* **REQUIREMENTS**
Below are some entries. Transcribe the lines from the one holding "Reproduce this chart with Apache ECharts." to the one holding "260, 283, 282];", inclusive, but not the pictures among them.

[Entries with chart source code]
=====

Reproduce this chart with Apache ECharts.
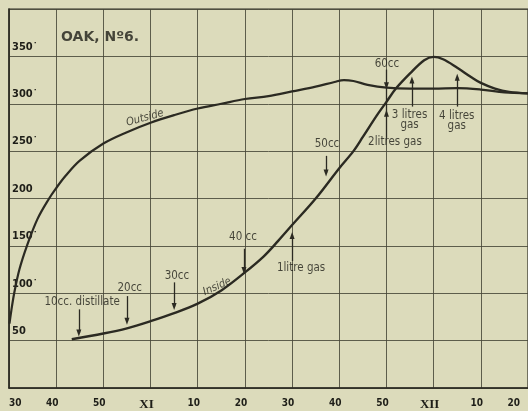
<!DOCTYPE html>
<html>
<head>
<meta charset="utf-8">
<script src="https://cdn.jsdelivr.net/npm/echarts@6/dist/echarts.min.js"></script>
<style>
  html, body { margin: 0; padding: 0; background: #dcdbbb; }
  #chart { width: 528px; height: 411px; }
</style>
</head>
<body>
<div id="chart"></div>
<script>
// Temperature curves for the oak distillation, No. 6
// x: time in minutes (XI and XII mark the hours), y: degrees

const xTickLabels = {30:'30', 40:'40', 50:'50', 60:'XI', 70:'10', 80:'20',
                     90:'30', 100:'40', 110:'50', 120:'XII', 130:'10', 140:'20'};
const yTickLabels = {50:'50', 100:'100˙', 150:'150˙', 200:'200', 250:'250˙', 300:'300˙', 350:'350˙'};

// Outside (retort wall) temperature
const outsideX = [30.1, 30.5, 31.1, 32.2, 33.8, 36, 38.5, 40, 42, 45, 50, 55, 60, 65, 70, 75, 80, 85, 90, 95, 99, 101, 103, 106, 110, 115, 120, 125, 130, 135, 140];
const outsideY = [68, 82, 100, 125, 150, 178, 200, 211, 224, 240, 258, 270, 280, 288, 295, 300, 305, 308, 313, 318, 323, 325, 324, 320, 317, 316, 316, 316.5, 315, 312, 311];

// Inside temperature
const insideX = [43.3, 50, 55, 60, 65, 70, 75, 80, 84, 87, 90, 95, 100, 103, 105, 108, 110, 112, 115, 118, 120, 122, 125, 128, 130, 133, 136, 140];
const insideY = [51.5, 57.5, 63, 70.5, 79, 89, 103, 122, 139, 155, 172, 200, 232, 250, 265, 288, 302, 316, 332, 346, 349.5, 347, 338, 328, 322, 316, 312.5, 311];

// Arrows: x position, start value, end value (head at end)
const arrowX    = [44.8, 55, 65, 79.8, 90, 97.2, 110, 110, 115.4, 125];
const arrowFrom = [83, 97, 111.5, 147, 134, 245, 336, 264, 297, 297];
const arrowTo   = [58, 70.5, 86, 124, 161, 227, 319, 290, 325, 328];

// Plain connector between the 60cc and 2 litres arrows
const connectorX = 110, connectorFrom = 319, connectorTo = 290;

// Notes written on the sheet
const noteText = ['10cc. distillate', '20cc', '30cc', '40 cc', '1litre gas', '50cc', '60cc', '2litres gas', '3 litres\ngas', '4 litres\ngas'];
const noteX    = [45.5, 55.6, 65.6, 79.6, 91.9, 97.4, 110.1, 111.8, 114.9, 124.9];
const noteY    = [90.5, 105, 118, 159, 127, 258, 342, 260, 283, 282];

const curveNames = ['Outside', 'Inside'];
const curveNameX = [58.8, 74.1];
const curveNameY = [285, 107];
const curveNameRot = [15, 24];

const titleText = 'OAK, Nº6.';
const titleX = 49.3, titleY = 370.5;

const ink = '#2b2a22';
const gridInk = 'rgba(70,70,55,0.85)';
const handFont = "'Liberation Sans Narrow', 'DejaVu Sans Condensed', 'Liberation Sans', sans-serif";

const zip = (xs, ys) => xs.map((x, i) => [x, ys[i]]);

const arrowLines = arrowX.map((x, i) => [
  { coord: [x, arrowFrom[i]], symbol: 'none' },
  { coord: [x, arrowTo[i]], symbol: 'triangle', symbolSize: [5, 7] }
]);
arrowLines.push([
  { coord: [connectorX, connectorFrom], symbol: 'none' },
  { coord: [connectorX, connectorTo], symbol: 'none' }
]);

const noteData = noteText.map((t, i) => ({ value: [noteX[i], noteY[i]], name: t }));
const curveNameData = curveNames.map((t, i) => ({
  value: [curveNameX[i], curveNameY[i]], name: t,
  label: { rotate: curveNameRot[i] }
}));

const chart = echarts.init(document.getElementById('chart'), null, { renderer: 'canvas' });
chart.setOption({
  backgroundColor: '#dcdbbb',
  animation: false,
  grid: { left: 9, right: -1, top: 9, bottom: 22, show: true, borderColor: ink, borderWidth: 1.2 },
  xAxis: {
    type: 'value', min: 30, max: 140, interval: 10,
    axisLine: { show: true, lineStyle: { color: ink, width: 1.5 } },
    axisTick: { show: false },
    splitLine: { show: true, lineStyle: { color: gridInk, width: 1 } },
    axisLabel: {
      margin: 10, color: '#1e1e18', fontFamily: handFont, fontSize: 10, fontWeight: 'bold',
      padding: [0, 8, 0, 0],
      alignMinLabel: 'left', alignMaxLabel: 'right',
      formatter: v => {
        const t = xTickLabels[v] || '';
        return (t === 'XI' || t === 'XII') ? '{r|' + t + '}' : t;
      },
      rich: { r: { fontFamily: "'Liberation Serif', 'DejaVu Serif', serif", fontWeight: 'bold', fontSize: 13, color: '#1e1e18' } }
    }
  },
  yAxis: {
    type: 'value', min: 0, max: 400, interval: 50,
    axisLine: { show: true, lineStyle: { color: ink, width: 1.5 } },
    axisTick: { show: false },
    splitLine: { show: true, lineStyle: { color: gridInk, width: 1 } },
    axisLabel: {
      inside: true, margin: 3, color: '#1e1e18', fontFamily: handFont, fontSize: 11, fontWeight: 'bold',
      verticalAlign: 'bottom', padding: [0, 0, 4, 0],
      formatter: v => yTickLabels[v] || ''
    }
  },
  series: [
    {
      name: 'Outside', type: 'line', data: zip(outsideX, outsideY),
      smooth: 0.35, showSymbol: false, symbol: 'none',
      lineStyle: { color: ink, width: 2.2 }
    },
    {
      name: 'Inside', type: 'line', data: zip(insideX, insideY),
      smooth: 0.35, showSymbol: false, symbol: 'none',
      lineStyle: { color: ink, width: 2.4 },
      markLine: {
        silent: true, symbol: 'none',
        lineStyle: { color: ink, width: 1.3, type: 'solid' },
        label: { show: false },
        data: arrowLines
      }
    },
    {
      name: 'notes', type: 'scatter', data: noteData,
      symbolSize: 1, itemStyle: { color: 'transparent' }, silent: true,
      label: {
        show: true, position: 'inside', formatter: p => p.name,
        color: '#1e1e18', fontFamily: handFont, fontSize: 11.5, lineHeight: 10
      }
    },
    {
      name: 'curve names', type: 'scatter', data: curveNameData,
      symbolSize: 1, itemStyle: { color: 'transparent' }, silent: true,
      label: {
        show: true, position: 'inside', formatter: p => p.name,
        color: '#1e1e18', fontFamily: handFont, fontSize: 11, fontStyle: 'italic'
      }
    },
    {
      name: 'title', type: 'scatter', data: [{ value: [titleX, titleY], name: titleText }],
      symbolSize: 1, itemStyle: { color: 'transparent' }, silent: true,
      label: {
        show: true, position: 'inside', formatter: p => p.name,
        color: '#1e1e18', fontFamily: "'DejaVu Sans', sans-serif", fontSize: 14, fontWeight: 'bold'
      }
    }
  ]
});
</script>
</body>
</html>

=====

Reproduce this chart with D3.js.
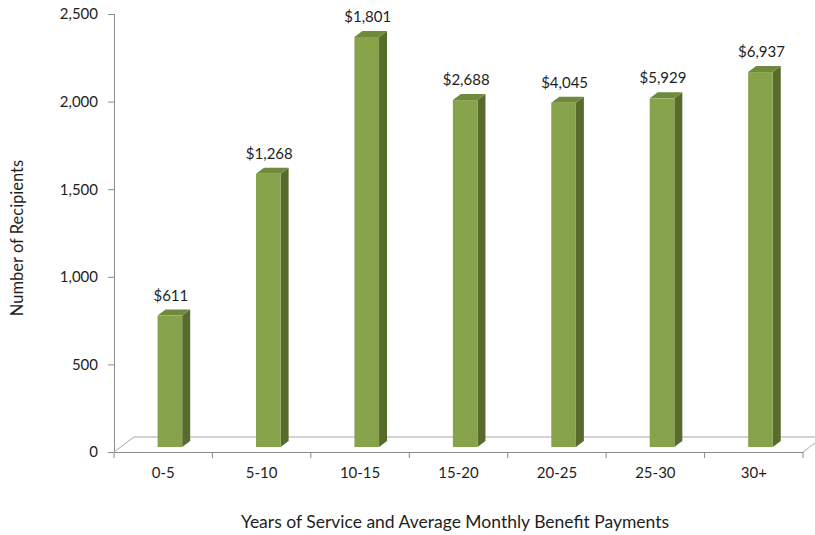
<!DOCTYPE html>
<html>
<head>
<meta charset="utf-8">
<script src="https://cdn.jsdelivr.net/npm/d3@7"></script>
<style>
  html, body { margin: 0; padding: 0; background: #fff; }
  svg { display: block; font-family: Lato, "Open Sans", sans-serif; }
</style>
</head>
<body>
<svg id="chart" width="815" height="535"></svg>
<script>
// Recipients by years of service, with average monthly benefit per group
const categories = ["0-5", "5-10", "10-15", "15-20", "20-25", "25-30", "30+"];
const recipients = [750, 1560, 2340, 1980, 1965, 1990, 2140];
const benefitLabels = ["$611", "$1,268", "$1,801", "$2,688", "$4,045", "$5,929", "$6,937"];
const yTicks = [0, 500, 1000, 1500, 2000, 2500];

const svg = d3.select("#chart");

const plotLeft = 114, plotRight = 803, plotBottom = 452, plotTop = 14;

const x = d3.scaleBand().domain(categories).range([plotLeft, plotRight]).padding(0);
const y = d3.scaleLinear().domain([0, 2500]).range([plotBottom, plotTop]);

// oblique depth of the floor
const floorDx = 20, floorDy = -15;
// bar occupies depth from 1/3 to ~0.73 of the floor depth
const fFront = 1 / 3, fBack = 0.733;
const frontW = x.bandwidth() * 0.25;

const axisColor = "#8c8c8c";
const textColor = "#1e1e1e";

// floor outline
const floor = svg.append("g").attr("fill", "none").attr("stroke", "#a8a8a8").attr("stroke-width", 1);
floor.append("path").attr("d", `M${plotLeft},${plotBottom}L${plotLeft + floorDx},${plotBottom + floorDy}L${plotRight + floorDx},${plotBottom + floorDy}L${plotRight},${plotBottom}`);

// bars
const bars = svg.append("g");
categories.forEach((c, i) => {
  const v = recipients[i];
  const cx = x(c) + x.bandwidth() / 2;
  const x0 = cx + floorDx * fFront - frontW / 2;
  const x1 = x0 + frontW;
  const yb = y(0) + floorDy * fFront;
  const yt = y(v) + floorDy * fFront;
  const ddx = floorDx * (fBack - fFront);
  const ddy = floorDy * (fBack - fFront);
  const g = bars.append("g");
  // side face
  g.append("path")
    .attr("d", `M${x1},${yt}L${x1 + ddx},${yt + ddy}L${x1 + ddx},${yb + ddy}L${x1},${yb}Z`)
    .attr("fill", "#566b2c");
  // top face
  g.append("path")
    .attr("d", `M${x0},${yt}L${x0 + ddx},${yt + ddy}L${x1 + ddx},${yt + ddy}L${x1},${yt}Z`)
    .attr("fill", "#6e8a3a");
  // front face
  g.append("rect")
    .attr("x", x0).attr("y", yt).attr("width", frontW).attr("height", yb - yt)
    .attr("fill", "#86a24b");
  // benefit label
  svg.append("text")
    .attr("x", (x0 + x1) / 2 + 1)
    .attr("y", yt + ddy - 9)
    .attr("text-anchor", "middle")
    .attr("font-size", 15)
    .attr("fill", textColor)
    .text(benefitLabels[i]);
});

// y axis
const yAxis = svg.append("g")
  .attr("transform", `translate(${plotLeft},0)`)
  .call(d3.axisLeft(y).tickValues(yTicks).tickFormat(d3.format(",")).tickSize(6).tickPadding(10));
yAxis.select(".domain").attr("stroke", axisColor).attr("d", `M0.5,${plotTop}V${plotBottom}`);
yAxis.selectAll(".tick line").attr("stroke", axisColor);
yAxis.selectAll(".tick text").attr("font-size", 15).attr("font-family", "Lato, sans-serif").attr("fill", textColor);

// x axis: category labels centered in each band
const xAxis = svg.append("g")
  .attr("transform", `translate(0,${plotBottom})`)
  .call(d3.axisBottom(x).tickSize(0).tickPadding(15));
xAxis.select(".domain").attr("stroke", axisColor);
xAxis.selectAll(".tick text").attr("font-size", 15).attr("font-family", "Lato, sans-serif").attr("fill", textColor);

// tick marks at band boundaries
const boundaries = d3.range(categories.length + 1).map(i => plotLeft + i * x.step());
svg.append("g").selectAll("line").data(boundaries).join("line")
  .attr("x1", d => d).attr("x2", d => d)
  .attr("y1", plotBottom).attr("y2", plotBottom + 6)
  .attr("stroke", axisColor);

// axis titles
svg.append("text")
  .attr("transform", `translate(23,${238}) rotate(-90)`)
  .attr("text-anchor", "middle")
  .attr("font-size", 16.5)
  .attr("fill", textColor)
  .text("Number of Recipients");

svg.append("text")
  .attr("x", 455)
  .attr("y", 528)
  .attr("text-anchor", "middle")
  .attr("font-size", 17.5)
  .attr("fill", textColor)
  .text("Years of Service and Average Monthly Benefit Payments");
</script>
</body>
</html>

=====

* **RESPONSE TO THIS TASK**
Reproduce this chart with Apache ECharts.
<!DOCTYPE html>
<html>
<head>
<meta charset="utf-8">
<script src="https://cdn.jsdelivr.net/npm/echarts@6/dist/echarts.min.js"></script>
<style>
  html, body { margin: 0; padding: 0; background: #dcdbbb; }
  #chart { width: 528px; height: 411px; }
</style>
</head>
<body>
<div id="chart"></div>
<script>
// Temperature curves for the oak distillation, No. 6
// x: time in minutes (XI and XII mark the hours), y: degrees

const xTickLabels = {30:'30', 40:'40', 50:'50', 60:'XI', 70:'10', 80:'20',
                     90:'30', 100:'40', 110:'50', 120:'XII', 130:'10', 140:'20'};
const yTickLabels = {50:'50', 100:'100˙', 150:'150˙', 200:'200', 250:'250˙', 300:'300˙', 350:'350˙'};

// Outside (retort wall) temperature
const outsideX = [30.1, 30.5, 31.1, 32.2, 33.8, 36, 38.5, 40, 42, 45, 50, 55, 60, 65, 70, 75, 80, 85, 90, 95, 99, 101, 103, 106, 110, 115, 120, 125, 130, 135, 140];
const outsideY = [68, 82, 100, 125, 150, 178, 200, 211, 224, 240, 258, 270, 280, 288, 295, 300, 305, 308, 313, 318, 323, 325, 324, 320, 317, 316, 316, 316.5, 315, 312, 311];

// Inside temperature
const insideX = [43.3, 50, 55, 60, 65, 70, 75, 80, 84, 87, 90, 95, 100, 103, 105, 108, 110, 112, 115, 118, 120, 122, 125, 128, 130, 133, 136, 140];
const insideY = [51.5, 57.5, 63, 70.5, 79, 89, 103, 122, 139, 155, 172, 200, 232, 250, 265, 288, 302, 316, 332, 346, 349.5, 347, 338, 328, 322, 316, 312.5, 311];

// Arrows: x position, start value, end value (head at end)
const arrowX    = [44.8, 55, 65, 79.8, 90, 97.2, 110, 110, 115.4, 125];
const arrowFrom = [83, 97, 111.5, 147, 134, 245, 336, 264, 297, 297];
const arrowTo   = [58, 70.5, 86, 124, 161, 227, 319, 290, 325, 328];

// Plain connector between the 60cc and 2 litres arrows
const connectorX = 110, connectorFrom = 319, connectorTo = 290;

// Notes written on the sheet
const noteText = ['10cc. distillate', '20cc', '30cc', '40 cc', '1litre gas', '50cc', '60cc', '2litres gas', '3 litres\ngas', '4 litres\ngas'];
const noteX    = [45.5, 55.6, 65.6, 79.6, 91.9, 97.4, 110.1, 111.8, 114.9, 124.9];
const noteY    = [90.5, 105, 118, 159, 127, 258, 342, 260, 283, 282];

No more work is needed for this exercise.